The regulation also specifies that even if no formal complaint is filed, the school must offer the accuser supportive measures. It says colleges and universities doing this have a “safe harbor” from a later finding that they had failed to act. Elementary and secondary schools, however, may be required to file a formal complaint even if the victim does not want one, given “the need to protect younger students.”
In investigating complaints, schools are required to implement a range of due process procedures, including a presumption of innocence, the opportunity to present witnesses and evidence, and the right to an adviser or attorney at all phases of the process.
Hearings are optional for K-12 schools, but for colleges and universities, a final decision must be made at a hearing. Cross-examination must be allowed, but conducted by advisers or attorneys, not by the parties themselves. The regulation also provides “rape shield protections,” such as a bar on questions about an accuser’s sexual history.

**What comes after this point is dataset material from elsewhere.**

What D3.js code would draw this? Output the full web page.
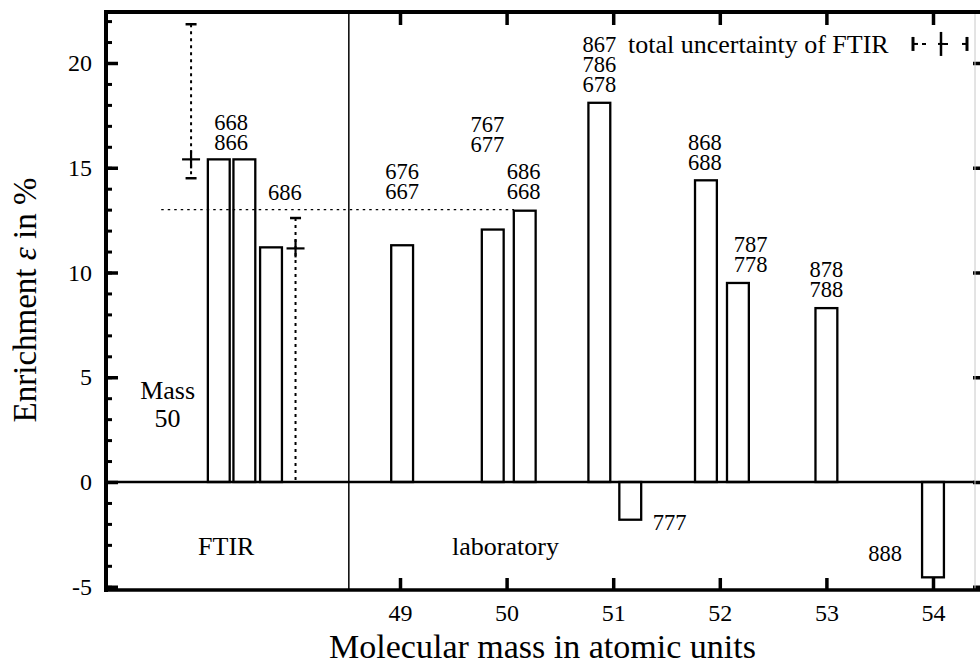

Schools would be allowed to choose the standard they will use between “preponderance of the evidence” or the higher bar of “clear and convincing evidence.” But schools may not use the lower standard if it relies on the higher one for allegations against employees, including faculty.
In addition, the regulation would require that the final determination in a case be made by someone who did not conduct the investigation, nullifying arrangements often used in which a single investigator does both.